Director Asim Abbasi announced the wrap up of Churails in an Instagram post on 4 September 2019.

== Marketing and release ==
=== Promotion ===
The official trailer of the web series was launched on 31 July 2020 by ZEE5 on YouTube.

=== Release ===
Churails was released on ZEE5, an Indian streaming platform available to audiences across the world. The series started streaming from 11 August 2020. Amid the 2025 India-Pakistan conflict, all the Indian platforms were ordered to remove all Pakistani shows, after which the series was removed from ZEE5 and was made available on Begin.

== Reception ==

BBC Urdu documentary about the series.

The series has been praised for its sensitive and nuanced depictions of LGBTQ characters, with gay men, lesbian women and transgender characters. Abbasi said, "Because we are showing such a diverse range of women, it was important to show the entire spectrum of sexuality. It would have been wrong if they were all straight because not all women in Pakistan are straight."

Shaheera Anwar at The Express Tribune gave the series 4.5/5 stars, writing, "Without compromising on the storytelling, Churails is a feminist masterpiece."

Shubhra Gupta at The Indian Express wrote, "To watch free-spirited, cussing-out-loud, hockey-sticks and rifle-toting, burqa-clad women beating the bejesus out of violent, murderous men, is one of the high points of Churails".

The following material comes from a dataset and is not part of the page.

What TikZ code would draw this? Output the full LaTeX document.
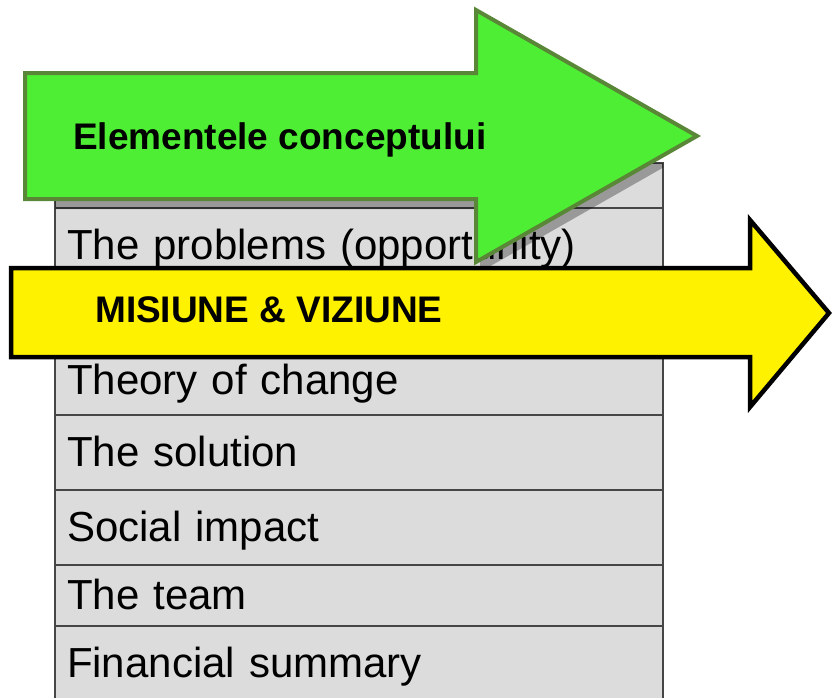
\documentclass[tikz,border=0pt]{standalone}
\usepackage{fontspec}
\setmainfont{Liberation Sans}
\usetikzlibrary{positioning}

\definecolor{arrowgreen}{RGB}{77,238,51}
\definecolor{arrowgreenline}{RGB}{90,135,55}
\definecolor{rowgray}{RGB}{220,220,220}
\definecolor{rowline}{RGB}{70,70,70}

\begin{document}
\begin{tikzpicture}[x=1pt, y=-1pt,
    row/.style={draw=rowline, line width=2.5pt, fill=rowgray, outer sep=0pt, minimum width=608pt, text width=584pt, inner xsep=12pt, inner ysep=0pt, align=left, text height=34pt, text depth=6pt, font=\fontsize{42}{48}\selectfont},
    arrowtext/.style={inner sep=0pt, anchor=base west, font=\bfseries\fontsize{37}{40}\selectfont},
    greenarrow/.style={fill=arrowgreen, draw=arrowgreenline, line width=4pt},
    yellowarrow/.style={fill=yellow, draw=black, line width=4.5pt}
  ]
    \useasboundingbox (0,0) rectangle (833,697);
    \clip (0,0) rectangle (833,697);

    % Table rows
    \node[row, minimum height=45pt, anchor=north west] (header) at (55,163) {};
    \node[row, minimum height=74pt, anchor=north] (problems) at (header.south) {The problems (opportunity)};
    \node[row, minimum height=63pt, anchor=north] (covered) at (problems.south) {};
    \node[row, minimum height=70pt, anchor=north] (theory) at (covered.south) {Theory of change};
    \node[row, minimum height=75pt, anchor=north] (solution) at (theory.south) {The solution};
    \node[row, minimum height=75pt, anchor=north] (impact) at (solution.south) {Social impact};
    \node[row, minimum height=61pt, anchor=north] (team) at (impact.south) {The team};
    \node[row, minimum height=74pt, anchor=north] (financial) at (team.south) {Financial summary};

    % Shadow of the green arrow on the table
    \begin{scope}
      \clip (header.north west) rectangle (financial.south east);
      \fill[black, opacity=0.3, shift={(4,10)}] (25,73) -- (476,73) -- (476,10) -- (697,136) -- (476,262) -- (476,199) -- (25,199) -- cycle;
    \end{scope}

    % Green arrow
    \draw[greenarrow] (25,73) -- (476,73) -- (476,10) -- (697,136) -- (476,262) -- (476,199) -- (25,199) -- cycle;
    \node[arrowtext] (concept) at (73,149) {Elementele conceptului};

    % Yellow arrow
    \draw[yellowarrow] (11,268) -- (750,268) -- (750,220) -- (829,313) -- (750,407) -- (750,357) -- (11,357) -- cycle;
    \node[arrowtext] (mission) at (95,322) {MISIUNE \& VIZIUNE};
  \end{tikzpicture}
\end{document}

=== Streaming removal and reinstatement ===

In October 2020, the series was briefly removed from streaming on ZEE5 without explanation, reportedly in response to complaints from the Pakistan Electronic Media Regulatory Authority (PEMRA) and Pakistan Telecommunication Authority (PTA). However, the series returned to the streaming platform within a day or two. ZEE5 released a statement regarding the removal and reinstatement: "The show was taken off the platform in Pakistan purely in compliance with a directive that we received. We have now addressed the matter and reinstated the show on our platform."